In its latest short term energy outlook, which was released earlier this month, the U.S. Energy Information Administration (EIA) warned that “there remains significant uncertainty centered around ongoing developments in the Middle East, which have the potential to increase oil price volatility and lead to sharp increases in oil prices”.
The EIA lowered its Brent and WTI oil price forecasts for 2024 and 2025 in its latest STEO. In its May STEO, the EIA projected that the Brent spot price will average $87.79 per barrel in 2024 and $85.38 per barrel in 2025. In its previous STEO, which was released in April, the EIA projected that the Brent spot price would average $88.55 per barrel this year and $86.98 per barrel next year.
The EIA’s May STEO forecast that the WTI spot price will average $83.05 per barrel this year and $80.88 per barrel next year. Its April STEO projected that the commodity would average $83.78 per barrel in 2024 and $82.48 per barrel in 2025.
“Prices increased in April due to falling global oil inventories. Geopolitical tensions also supported crude oil prices amid conflict between Iran and Israel, which added uncertainty to already heightened tensions in the Middle East,” the EIA said in its latest STEO.

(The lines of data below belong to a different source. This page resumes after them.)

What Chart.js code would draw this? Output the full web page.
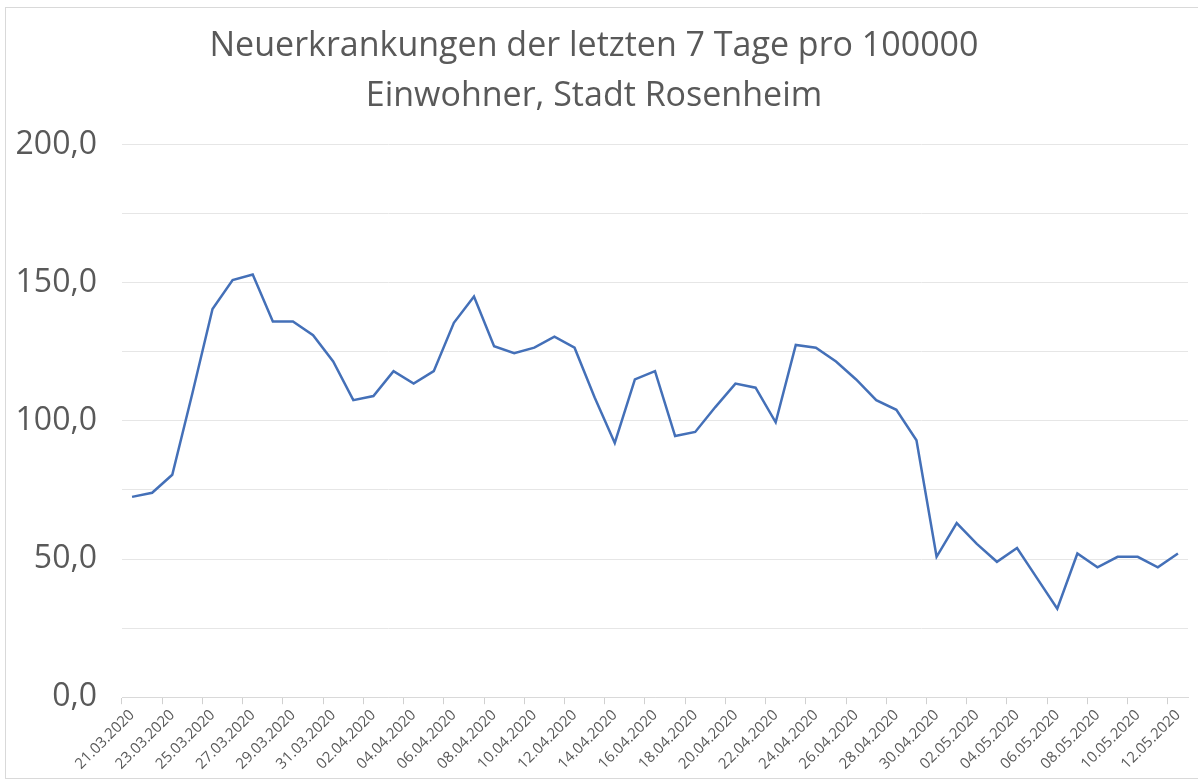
<!DOCTYPE html>
<html>
<head>
<meta charset="utf-8">
<script src="https://cdn.jsdelivr.net/npm/chart.js@4/dist/chart.umd.min.js"></script>
<style>
    body { margin: 0; background: #fff; }
    #wrap { position: relative; width: 1198px; height: 781px; overflow: hidden; }
    #frame { position: absolute; left: 5px; top: 7px; width: 1200px; height: 770px;
             border: 1px solid #d9d9d9; pointer-events: none; }
</style>
</head>
<body>
<div id="wrap">
    <canvas id="inzidenzChart" width="1198" height="781"></canvas>
    <div id="frame"></div>
</div>
<script>
"use strict";

// Datum (Kategorien)
var dates = [
    "21.03.2020", "22.03.2020", "23.03.2020", "24.03.2020", "25.03.2020", "26.03.2020",
    "27.03.2020", "28.03.2020", "29.03.2020", "30.03.2020", "31.03.2020",
    "01.04.2020", "02.04.2020", "03.04.2020", "04.04.2020", "05.04.2020", "06.04.2020",
    "07.04.2020", "08.04.2020", "09.04.2020", "10.04.2020", "11.04.2020", "12.04.2020",
    "13.04.2020", "14.04.2020", "15.04.2020", "16.04.2020", "17.04.2020", "18.04.2020",
    "19.04.2020", "20.04.2020", "21.04.2020", "22.04.2020", "23.04.2020", "24.04.2020",
    "25.04.2020", "26.04.2020", "27.04.2020", "28.04.2020", "29.04.2020", "30.04.2020",
    "01.05.2020", "02.05.2020", "03.05.2020", "04.05.2020", "05.05.2020", "06.05.2020",
    "07.05.2020", "08.05.2020", "09.05.2020", "10.05.2020", "11.05.2020", "12.05.2020"
];

// 7-Tage-Inzidenz pro 100000 Einwohner
var incidence = [
    72.5, 74, 80.5, 110, 140.5, 151, 153, 136, 136, 131, 121.5,
    107.5, 109, 118, 113.5, 118, 135.5, 145, 127, 124.5, 126.5, 130.5, 126.5,
    108.5, 92, 115, 118, 94.5, 96, 105, 113.5, 112, 99.5, 127.5, 126.5,
    121.5, 115, 107.5, 104, 93, 50.8,
    63, 55.5, 49, 54, 43, 32, 52, 47, 50.8, 50.8, 47, 52
];

var yTicks = [0, 50, 100, 150, 200];

var titleLines = ["Neuerkrankungen der letzten 7 Tage pro 100000", "Einwohner, Stadt Rosenheim"];

var textColor = '#595959';

var ctx = document.getElementById("inzidenzChart"),
    inzidenzChart = new Chart(ctx, {
        type: 'line',
        data: {
            labels: dates,
            datasets: [{
                label: 'Inzidenz',
                data: incidence,
                borderColor: '#4470b8',
                borderWidth: 2.5,
                pointRadius: 0,
                tension: 0,
                fill: false
            }]
        },
        options: {
            responsive: false,
            animation: false,
            layout: {
                padding: {
                    left: 0,
                    right: 10,
                    top: 0,
                    bottom: 6
                }
            },
            plugins: {
                legend: {
                    display: false
                },
                tooltip: {
                    enabled: false
                },
                title: {
                    display: true,
                    text: titleLines,
                    color: textColor,
                    font: {
                        family: 'Open Sans',
                        size: 34,
                        weight: 'normal',
                        lineHeight: 1.45
                    },
                    padding: {
                        top: 22,
                        bottom: 24
                    }
                }
            },
            scales: {
                x: {
                    offset: true,
                    grid: {
                        offset: true,
                        drawOnChartArea: false,
                        drawTicks: true,
                        tickLength: 7,
                        color: function (c) {
                            return c.index % 2 === 0 ? '#d0d0d0' : 'rgba(0,0,0,0)';
                        }
                    },
                    border: {
                        display: true,
                        color: '#d9d9d9',
                        width: 1
                    },
                    ticks: {
                        autoSkip: false,
                        minRotation: 45,
                        maxRotation: 45,
                        padding: 2,
                        color: textColor,
                        font: {
                            family: 'Open Sans',
                            size: 15
                        },
                        callback: function (value, index) {
                            return index % 2 === 0 ? dates[index] : '';
                        }
                    }
                },
                y: {
                    min: 0,
                    max: 200,
                    afterFit: function (scale) {
                        scale.width = 122;
                    },
                    grid: {
                        color: '#e6e6e6',
                        drawTicks: false
                    },
                    border: {
                        display: false
                    },
                    ticks: {
                        stepSize: 25,
                        padding: 25,
                        color: textColor,
                        font: {
                            family: 'Open Sans',
                            size: 32
                        },
                        callback: function (value) {
                            return yTicks.indexOf(value) >= 0 ? value.toFixed(1).replace('.', ',') : '';
                        }
                    }
                }
            }
        }
    });
</script>
</body>
</html>
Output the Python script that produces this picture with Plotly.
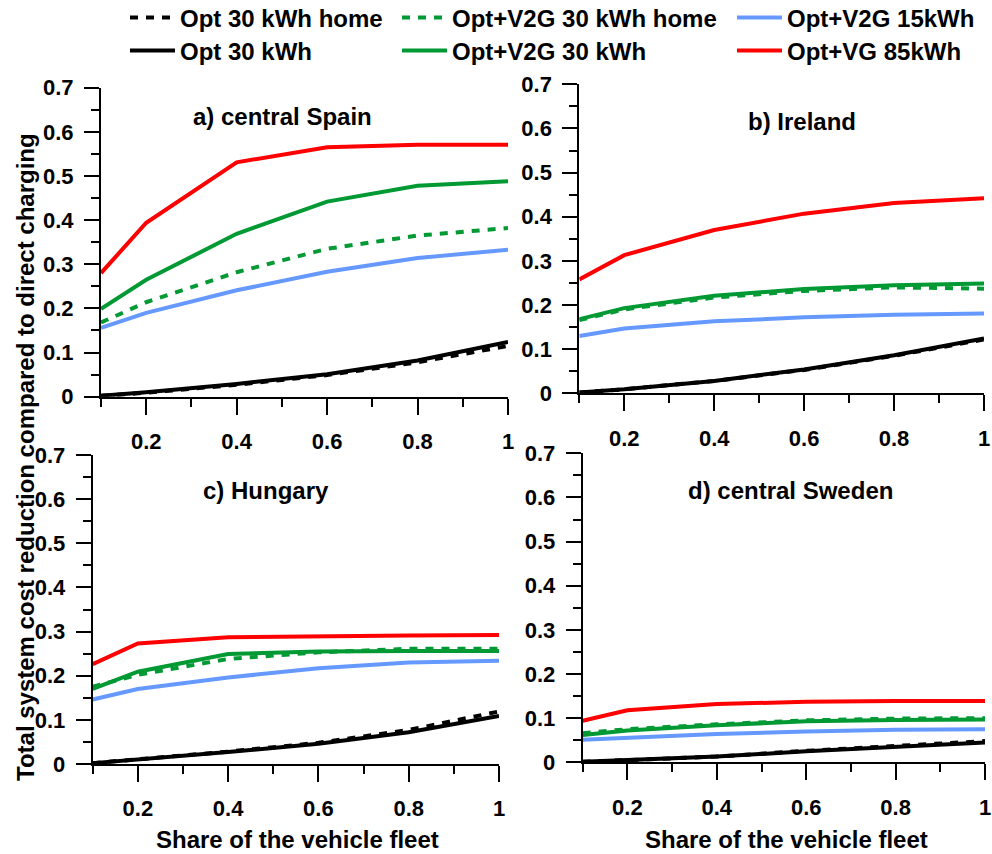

“Despite these tensions, crude oil price volatility has been subdued for much of this year by significant spare crude oil production capacity. If holders of spare production capacity choose to deploy it, supply can be available to the oil market in the event of any short-term supply disruption,” it added.
“We estimate OPEC spare production capacity will be around four million barrels per day through 2025,” the EIA continued.
In an oil market update sent to Rigzone on April 15, Rystad Energy Senior Vice President Jorge Leon said further escalation in the Middle East cannot be ruled out and warned that this was “something that would rapidly increase the geopolitical risk premium in the oil market”.
At the time of writing, the Brent crude and WTI crude oil prices are trading at $83.19 per barrel and $78.95 per barrel, respectively.